The foundation mistake that makes every other mistake worse

Ask ten bettors what their bankroll is, and nine of them will give you a vague answer. “Something like £200, I think?” That uncertainty is the problem. A bankroll is not a rough idea of how much you can spare. It is a fixed, dedicated amount of money you have consciously set aside for betting, money that, if lost entirely, does not affect your rent, your groceries, or your peace of mind.

Without a defined bankroll, every other discipline collapses. You cannot calculate proper stake sizes. You cannot track your ROI accurately. You cannot tell whether a losing run is variance or a genuine problem. You are flying completely blind.

The fix: Decide on a bankroll amount before you place another bet. Write it down. Keep it in a separate account if possible. Treat it as a business budget, not a pile of spending money. Everything else in this article depends on this step.

Mistake #2: Staking Too Much on Single Bets

The fastest route to an empty account

Even experienced bettors fall into this trap. You have done your research. You are supremely confident. The odds look too good to ignore. So you put 30% of your bankroll on one bet. And when it loses, and sometimes it will, because sport is unpredictable, you have done months of damage in a single evening.

The mathematics here are unforgiving. Lose three consecutive 30% bets, and your bankroll is reduced to less than a third of its starting value. Recover from that? Mathematically possible.

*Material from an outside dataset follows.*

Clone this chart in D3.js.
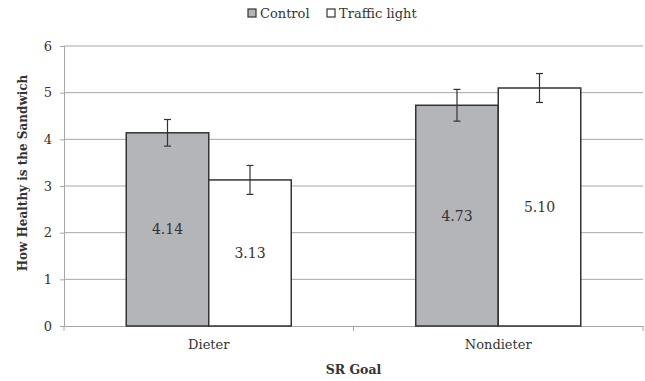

Psychologically, most people either give up or start making desperate decisions trying to claw it back.

The fix: Most professional bettors stake between 1% and 5% of their bankroll per bet, with 2–3% being a common sweet spot. This feels painfully small at first. Over 200 bets, it is the difference between survival and going broke.

Mistake #3: Chasing Losses

The emotional spiral that has emptied more accounts than any bad tip ever has

You lose a bet. Then you place a bigger bet to win it back. That loses too. Now you are frustrated and placing an even bigger bet. Three hours later, you are staring at a screen, wondering what happened to the last six months of savings. This is chasing losses. It is the single most destructive behaviour in betting, and virtually every bettor has done it at least once.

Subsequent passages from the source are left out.